I moan. I want her. I have to have her. Now. My instincts tell me she's in there. How dare she hide from me. I'm snarling angry now, strong enough to kick her door down and burst in on her. I step back a little to judge the kick, I poise myself, ready ... Something stops me.

I can't.

I just can't.

***********


It's the leather pants that first catch my eyes. Then the white t-shirt fitting snugly over breasts to die for. Very tasty.

The music in this bar is too loud for conversation, which suits me. And what could I say, anyway? She makes eye contact. There is a snap as we connect, a crackle of electricity.

I've been in this bar waiting for her, or someone like her, for a couple of hours now. In that time, I've had six neat vodkas and apparently I'm still sober. I can recite the names of all 206 bones of the adult human body in sequence from the skull to the fifth metatarsal, and refute Lacan in nine separate ways, all internally consistent, each starting from different premises. After six vodkas? This makes no sense. That would mean there's enough alcohol in my blood to ...

Oh. Right.

I'm still hungry though.

We dance for a bit. It's more swaying, but it feels good anyhow. She tells me her name. Kate something. Katie. I don't pay much attention. She is so hot. I pull her close and rest my hand above her breasts. I can feel her heart crashing and pounding inside its cage of bones. That rhythm. So hot. Systole. Diastole. How strongly it beats.
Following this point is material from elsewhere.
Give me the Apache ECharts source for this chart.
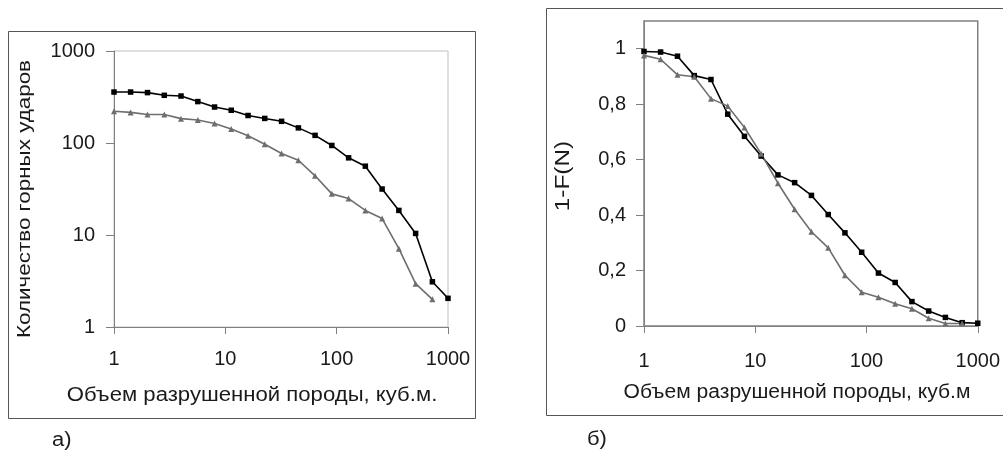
<!DOCTYPE html>
<html><head><meta charset="utf-8">
<script src="https://cdn.jsdelivr.net/npm/echarts@6/dist/echarts.min.js"></script>
<style>html,body{margin:0;padding:0;background:#fff}#c{width:1003px;height:451px}</style>
</head><body><div id="c"></div>
<script>
// x values (volume, cubic m)
const xVals = [1, 1.41, 2, 2.83, 4, 5.66, 8, 11.3, 16, 22.6, 32, 45.3, 64, 90.5, 128, 181, 256, 362, 512, 724, 1000];
// chart a) counts of rock bursts (log scale)
const countBlack = [358, 358, 353, 330, 324, 282, 246, 227, 199, 185, 172, 146, 121, 94, 69, 56, 31.6, 18.5, 10.4, 3.1, 2.05];
const countGray  = [221, 215, 204, 204, 184, 178, 163, 142, 120, 97, 77, 65, 44, 28, 24.9, 18.5, 15.1, 7.1, 2.96, 2.0];
// chart б) 1-F(N)
const survBlack = [0.99, 0.988, 0.973, 0.903, 0.889, 0.764, 0.684, 0.613, 0.545, 0.517, 0.471, 0.402, 0.336, 0.266, 0.191, 0.157, 0.088, 0.054, 0.031, 0.012, 0.01];
const survGray  = [0.976, 0.962, 0.906, 0.899, 0.82, 0.793, 0.716, 0.621, 0.515, 0.421, 0.34, 0.282, 0.183, 0.122, 0.104, 0.08, 0.062, 0.028, 0.009, 0.009];
const yTicksB = [0, 0.2, 0.4, 0.6, 0.8, 1];
const titleX_A = 'Объем разрушенной породы, куб.м.';
const titleY_A = 'Количество горных ударов';
const titleX_B = 'Объем разрушенной породы, куб.м';
const titleY_B = '1-F(N)';
const panelA = 'а)';
const panelB = 'б)';

const pair = (xs, ys) => ys.map((v, i) => [xs[i], v]);
const FONT = 'Liberation Sans';
const TXT = '#1a1a1a';

const chart = echarts.init(document.getElementById('c'), null, {renderer: 'canvas'});

function logX(grid) {
  return {
    type: 'log', logBase: 10, min: 1, max: 1000, gridIndex: grid,
    axisLine: {show: true, lineStyle: {color: '#808080', width: 1}},
    axisTick: {show: true, length: 7, inside: false, lineStyle: {color: '#808080'}},
    axisLabel: {fontFamily: FONT, fontSize: 20, color: TXT, margin: grid === 0 ? 22 : 25,
      formatter: v => String(Math.round(v))},
    splitLine: {show: false}, minorTick: {show: false}
  };
}
function mkSeries(data, grid, black) {
  return {
    type: 'line', xAxisIndex: grid, yAxisIndex: grid, data: data,
    symbol: black ? 'rect' : 'triangle', symbolSize: black ? 5.5 : 6,
    clip: false, animation: false,
    lineStyle: {color: black ? '#000' : '#6e6e6e', width: 1.6},
    itemStyle: {color: black ? '#000' : '#6e6e6e'}
  };
}
function txt(text, x, y, size, sx, rot, align) {
  return {type: 'text', x: x, y: y, rotation: rot || 0, scaleX: sx, scaleY: 1, silent: true,
    style: {text: text, fontFamily: FONT, fontSize: size, fill: TXT,
      textAlign: align || 'center', textVerticalAlign: 'middle'}};
}

chart.setOption({
  animation: false,
  backgroundColor: '#fff',
  grid: [
    {left: 114, top: 51, width: 334, height: 276, show: true, borderColor: '#c0c0c0', borderWidth: 1},
    {left: 644, top: 21, width: 336, height: 305, show: true, borderColor: '#808080', borderWidth: 1.5}
  ],
  xAxis: [logX(0), logX(1)],
  yAxis: [
    {
      type: 'log', logBase: 10, min: 1, max: 1000, gridIndex: 0,
      axisLine: {show: true, lineStyle: {color: '#808080'}},
      axisTick: {show: true, length: 8, lineStyle: {color: '#808080'}},
      axisLabel: {fontFamily: FONT, fontSize: 20, color: TXT, margin: 19, formatter: v => String(Math.round(v))},
      splitLine: {show: false}
    },
    {
      type: 'value', min: 0, max: 1.1, interval: 0.2, gridIndex: 1,
      axisLine: {show: true, lineStyle: {color: '#808080'}},
      axisTick: {show: true, length: 8, lineStyle: {color: '#808080'}, customValues: yTicksB},
      axisLabel: {fontFamily: FONT, fontSize: 20, color: TXT, margin: 18, customValues: yTicksB,
        formatter: v => String(Math.round(v * 10) / 10).replace('.', ',')},
      splitLine: {show: false}
    }
  ],
  series: [
    mkSeries(pair(xVals, countBlack), 0, true),
    mkSeries(pair(xVals, countGray), 0, false),
    mkSeries(pair(xVals, survBlack), 1, true),
    mkSeries(pair(xVals, survGray), 1, false)
  ],
  graphic: [
    {type: 'rect', shape: {x: 8.5, y: 31.5, width: 467, height: 387}, style: {fill: 'none', stroke: '#555', lineWidth: 1}, silent: true, z: -1},
    {type: 'rect', shape: {x: 546.5, y: 8.5, width: 470, height: 407}, style: {fill: 'none', stroke: '#555', lineWidth: 1}, silent: true, z: -1},
    txt(titleX_A, 252, 396, 19.5, 1.135, 0),
    txt(titleY_A, 25, 199, 19, 1.18, Math.PI / 2),
    txt(titleX_B, 797, 392.5, 19.5, 1.08, 0),
    txt(titleY_B, 564, 176, 19.5, 1.25, Math.PI / 2),
    txt(panelA, 52, 440, 20, 1.1, 0, 'left'),
    txt(panelB, 587, 439, 20, 1.1, 0, 'left')
  ]
});
</script></body></html>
I can't bear it any longer so I drag her into the ladies' room. She is so hot. And all I can think of is, Kerry. I should be with Kerry for this. You should have been my first. It should have been you. I wanted this to be with you. I wish this woman was you.

Time to move on.

We kiss for a while. She undoes my blouse, up comes her t-shirt, down comes my bra, her bra. I stand still and silent while she kisses my body. Hot. Her lips are so hot on me. Her tongue. I let my arms fall but still cup her full breasts, brushing my palms over her nipples. She breaks off, and I see a look of concern on her face. I speak first to reassure her.
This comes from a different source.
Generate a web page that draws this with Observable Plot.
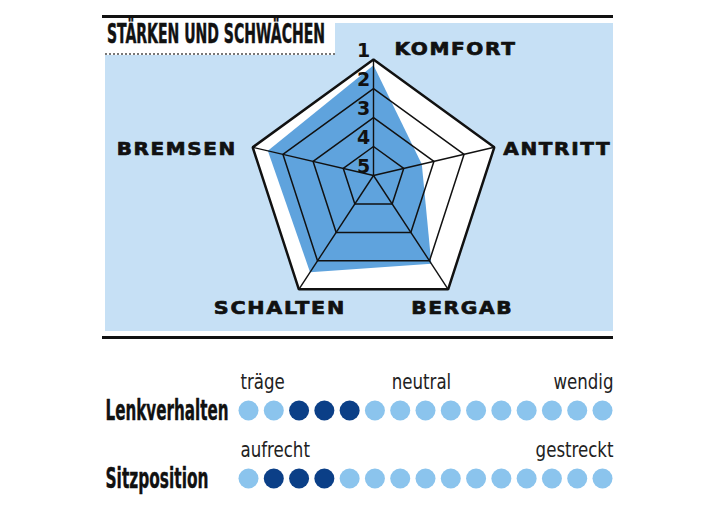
<!DOCTYPE html>
<html><head><meta charset="utf-8">
<script src="https://cdn.jsdelivr.net/npm/d3@7"></script>
<script src="https://cdn.jsdelivr.net/npm/@observablehq/plot@0.6"></script>
<style>
body{margin:0;background:#fff;}
#wrap{position:relative;width:712px;height:513px;overflow:hidden;}
.abs{position:absolute;}
</style></head><body>
<div id="wrap">
 <div class="abs" style="left:102px;top:15px;width:511px;height:2.5px;background:#111"></div>
 <div class="abs" style="left:105px;top:23px;width:508px;height:308px;background:#c6e0f5"></div>
 <div class="abs" style="left:105px;top:23px;width:230px;height:30px;background:#fff;border-bottom:2px dotted #777"></div>
 <div class="abs" style="left:102px;top:336px;width:511px;height:2.5px;background:#111"></div>
 <svg class="abs" style="left:0;top:0" width="712" height="60"><text x="107" y="43.5" font-family="'Liberation Sans Narrow','DejaVu Sans Condensed',sans-serif" font-weight="bold" font-size="22.5" fill="#111" stroke="#111" stroke-width="0.4" textLength="218" lengthAdjust="spacingAndGlyphs" transform="translate(0,43.5) scale(1,1.2) translate(0,-43.5)">STÄRKEN UND SCHWÄCHEN</text></svg>
 <div id="radar" class="abs" style="left:0;top:0"></div>
 <div id="dots" class="abs" style="left:0;top:340px"></div>
</div>
<script>
// ---- data ----
const axes = ["KOMFORT", "ANTRITT", "BERGAB", "SCHALTEN", "BREMSEN"];
const scores = [1.2, 3.4, 1.9, 1.6, 1.5];   // 1 = best (outer), 5 = centre
const levels = [1, 2, 3, 4, 5];
const rows = ["Lenkverhalten", "Sitzposition"];
const lenkverhalten = [0,0,1,1,1,0,0,0,0,0,0,0,0,0,0];
const sitzposition  = [0,1,1,1,0,0,0,0,0,0,0,0,0,0,0];
const lenkLabels = ["träge", "neutral", "wendig"];
const lenkLabelPos = [0, 7, 14];
const sitzLabels = ["aufrecht", "gestreckt"];
const sitzLabelPos = [0, 14];

// ---- radar geometry ----
const shift = 0.087; // outer pentagon centre sits slightly below the spoke hub
const angles = axes.map((d, i) => Math.PI / 2 - i * 2 * Math.PI / 5);
const outer = angles.map(a => [Math.cos(a), Math.sin(a) - shift]);
const rad = d3.scaleLinear().domain([5, 1]).range([0, 1]);
const pt = (i, v) => ({x: rad(v) * outer[i][0], y: rad(v) * outer[i][1]});

const outerPoly = axes.map((a, i) => pt(i, 1));
const gridData = levels.filter(l => l > 1 && l < 5).flatMap(l => axes.map((a, i) => ({level: l, ...pt(i, l)})));
const dataPoly = axes.map((a, i) => ({axis: a, ...pt(i, scores[i])}));
const spokes = axes.map((a, i) => ({x1: 0, y1: 0, x2: outer[i][0], y2: outer[i][1]}));
const levelLabels = levels.map(l => ({l, x: 0, y: rad(l) * outer[0][1]}));

// label placement (styling): anchor, pixel offset from the outer vertex, drawn width
const labelPlace = [
  {textAnchor: "start", dx: 21, dy: -10, w: 122},
  {textAnchor: "start", dx: 9, dy: 2, w: 108},
  {textAnchor: "middle", dx: 14, dy: 19, w: 102},
  {textAnchor: "middle", dx: -19, dy: 19, w: 132},
  {textAnchor: "end", dx: -16, dy: 2, w: 120}
];

const U = 127, CX = 373, CY = 175, H1 = 340;
const radar = Plot.plot({
  width: 712, height: H1, margin: 0,
  style: {background: "transparent", overflow: "visible"},
  x: {domain: [-CX / U, (712 - CX) / U], range: [0, 712], axis: null},
  y: {domain: [-(H1 - CY) / U, CY / U], range: [H1, 0], axis: null},
  marks: [
    Plot.line(outerPoly, {x: "x", y: "y", curve: "linear-closed", fill: "white", stroke: "none"}),
    Plot.line(dataPoly, {x: "x", y: "y", curve: "linear-closed", fill: "#5fa3dd", stroke: "none"}),
    Plot.line(gridData, {x: "x", y: "y", z: "level", curve: "linear-closed", stroke: "#111", strokeWidth: 1.5, strokeLinejoin: "miter"}),
    Plot.link(spokes, {x1: "x1", y1: "y1", x2: "x2", y2: "y2", stroke: "#111", strokeWidth: 1.4}),
    Plot.line(outerPoly, {x: "x", y: "y", curve: "linear-closed", stroke: "#111", strokeWidth: 2.5, strokeLinejoin: "miter"}),
    Plot.text(levelLabels, {x: "x", y: "y", text: "l", dx: -10, dy: -9, fontSize: 19, fontWeight: "bold", fill: "#111", fontFamily: "DejaVu Sans"}),
    ...axes.map((a, i) => Plot.text([a], {
      x: () => outer[i][0], y: () => outer[i][1], text: d => d,
      textAnchor: labelPlace[i].textAnchor, dx: labelPlace[i].dx, dy: labelPlace[i].dy,
      fontSize: 18.5, fontWeight: "bold", fontFamily: "DejaVu Sans", fill: "#111",
      stroke: "#111", strokeWidth: 0.7
    }))
  ]
});
document.getElementById("radar").appendChild(radar);
d3.select(radar).selectAll("text").filter(function() { return axes.includes(this.textContent); })
  .each(function() {
    const w = labelPlace[axes.indexOf(this.textContent)].w;
    d3.select(this).attr("letter-spacing", 1.5).attr("textLength", w).attr("lengthAdjust", "spacingAndGlyphs");
  });

// ---- dot rows ----
const dotData = rows.flatMap((r, ri) => (ri === 0 ? lenkverhalten : sitzposition).map((v, i) => ({row: r, i, v})));
const condensed = "'Liberation Sans Narrow','DejaVu Sans Condensed',sans-serif";
const scaleText = (labels, pos, row) => labels.map((t, k) => Plot.text([t], {
  x: () => pos[k], y: () => row, text: d => d,
  textAnchor: pos[k] === 0 ? "start" : pos[k] === 14 ? "end" : "middle",
  dx: pos[k] === 0 ? -8 : pos[k] === 14 ? 11 : -4,
  dy: -28, fontSize: 21, fontFamily: condensed, fill: "#222"
}));
const dots = Plot.plot({
  width: 712, height: 173, margin: 0,
  style: {background: "transparent", overflow: "visible"},
  x: {domain: [0, 14], range: [248, 602], axis: null},
  y: {type: "point", domain: rows, range: [70, 138], padding: 0, axis: null},
  color: {type: "identity"},
  marks: [
    Plot.dot(dotData, {x: "i", y: "row", r: 10, fill: d => d.v ? "#0b3f87" : "#8bc4ed", stroke: "none"}),
    Plot.text(rows, {x: () => 0, y: d => d, text: d => d, textAnchor: "start", dx: -143, dy: 1,
      fontSize: 28, fontWeight: "bold", fontFamily: condensed, fill: "#111", stroke: "#111", strokeWidth: 0.4}),
    ...scaleText(lenkLabels, lenkLabelPos, rows[0]),
    ...scaleText(sitzLabels, sitzLabelPos, rows[1])
  ]
});
document.getElementById("dots").appendChild(dots);
// squeeze the row labels to the condensed width of the original
const rowWidths = [123, 103];
const scaleLabels = lenkLabels.concat(sitzLabels);
d3.select(dots).selectAll("text").each(function() {
  const t = this.textContent;
  if (rows.includes(t)) {
    d3.select(this).attr("textLength", rowWidths[rows.indexOf(t)]).attr("lengthAdjust", "spacingAndGlyphs");
  } else if (scaleLabels.includes(t)) {
    d3.select(this).attr("textLength", this.getComputedTextLength() * 0.88).attr("lengthAdjust", "spacingAndGlyphs");
  }
});
</script>
</body></html>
"Don't stop, don't, this is wonderful. I'm OK. Don't worry."

"You sure, honey? You're as cold as ice."

At that a huge grin does split my face apart, and my instincts take over. I bend right over her to nuzzle at her neck. It's like nothing I've ever known before. So hot. So intense. I can't believe how right this feels.

Afterwards, she gives one little almost sigh and goes limp. I want to tell myself that it was the sound of contentment, but when I was a doctor I heard that sound often enough to know what it really was.
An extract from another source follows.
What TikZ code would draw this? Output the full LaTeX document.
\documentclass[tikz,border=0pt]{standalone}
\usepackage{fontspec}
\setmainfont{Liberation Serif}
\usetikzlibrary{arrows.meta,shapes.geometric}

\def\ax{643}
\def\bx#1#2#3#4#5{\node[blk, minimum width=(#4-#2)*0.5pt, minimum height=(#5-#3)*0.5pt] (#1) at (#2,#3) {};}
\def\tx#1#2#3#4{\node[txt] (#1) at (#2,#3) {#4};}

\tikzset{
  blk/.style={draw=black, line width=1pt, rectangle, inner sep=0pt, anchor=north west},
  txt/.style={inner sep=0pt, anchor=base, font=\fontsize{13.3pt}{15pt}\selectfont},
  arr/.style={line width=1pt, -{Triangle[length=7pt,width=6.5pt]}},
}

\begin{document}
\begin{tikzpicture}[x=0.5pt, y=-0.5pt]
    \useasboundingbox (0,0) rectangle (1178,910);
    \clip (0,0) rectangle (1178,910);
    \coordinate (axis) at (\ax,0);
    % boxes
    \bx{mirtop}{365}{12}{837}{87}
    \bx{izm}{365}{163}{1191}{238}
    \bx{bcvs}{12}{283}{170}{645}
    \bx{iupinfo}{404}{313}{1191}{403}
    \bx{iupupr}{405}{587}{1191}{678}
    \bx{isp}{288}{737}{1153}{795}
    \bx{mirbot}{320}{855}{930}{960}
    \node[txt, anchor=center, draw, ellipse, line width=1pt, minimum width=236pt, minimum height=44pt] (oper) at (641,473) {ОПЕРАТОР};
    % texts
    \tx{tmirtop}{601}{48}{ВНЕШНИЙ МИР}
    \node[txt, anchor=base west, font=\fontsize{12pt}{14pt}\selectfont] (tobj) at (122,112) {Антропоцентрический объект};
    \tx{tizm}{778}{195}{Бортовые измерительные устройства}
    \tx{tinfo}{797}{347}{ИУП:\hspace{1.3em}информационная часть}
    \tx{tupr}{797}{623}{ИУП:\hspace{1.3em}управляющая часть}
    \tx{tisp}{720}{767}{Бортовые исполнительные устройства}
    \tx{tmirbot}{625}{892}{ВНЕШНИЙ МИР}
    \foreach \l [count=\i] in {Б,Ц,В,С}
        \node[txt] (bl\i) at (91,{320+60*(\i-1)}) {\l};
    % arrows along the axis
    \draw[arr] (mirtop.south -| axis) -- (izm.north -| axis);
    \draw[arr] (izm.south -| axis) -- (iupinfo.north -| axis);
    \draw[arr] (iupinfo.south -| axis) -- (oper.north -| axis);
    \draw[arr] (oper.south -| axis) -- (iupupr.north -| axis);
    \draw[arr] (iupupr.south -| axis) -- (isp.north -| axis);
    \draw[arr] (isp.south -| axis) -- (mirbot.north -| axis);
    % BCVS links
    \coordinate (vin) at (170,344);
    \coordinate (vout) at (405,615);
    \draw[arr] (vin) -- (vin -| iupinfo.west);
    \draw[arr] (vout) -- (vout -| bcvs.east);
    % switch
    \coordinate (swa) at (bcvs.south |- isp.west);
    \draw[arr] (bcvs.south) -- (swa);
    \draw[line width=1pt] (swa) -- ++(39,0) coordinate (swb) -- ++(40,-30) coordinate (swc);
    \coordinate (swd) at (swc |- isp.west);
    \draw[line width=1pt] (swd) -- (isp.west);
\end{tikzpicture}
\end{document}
I still lay her gently on the floor.

Time passes. Don't ask how much. It felt like years, but it could have been five minutes on the clock. I'm sitting on the floor with my back against a tiled wall and my arms resting on my raised knees. I'm shaking, a bit. Guess these are the new aftershocks. I wipe my mouth with the back of an unsteady hand. Thankfully, the grin has faded to nothing, and I look like -

Yeah, how do I look? Dammit. That's going to take some figuring out.


Slowly, carefully, gently, I rearrange our clothing.


**************

Out to the parking lot. I know I don't have much time. I slide my hands into the pockets of the leather pants until I find a set of car keys. Press the button. I can almost smell the danger. A chirp over to my left. It's old, it's beat up, but it's got a nearly full tank and at least it's not a convertible.

The clock on the dash says it's 2 AM.

Time to move on.

It starts first time. I pull out of the parking lot, out of Chicago, into the night, on the long drive to Sunnydale.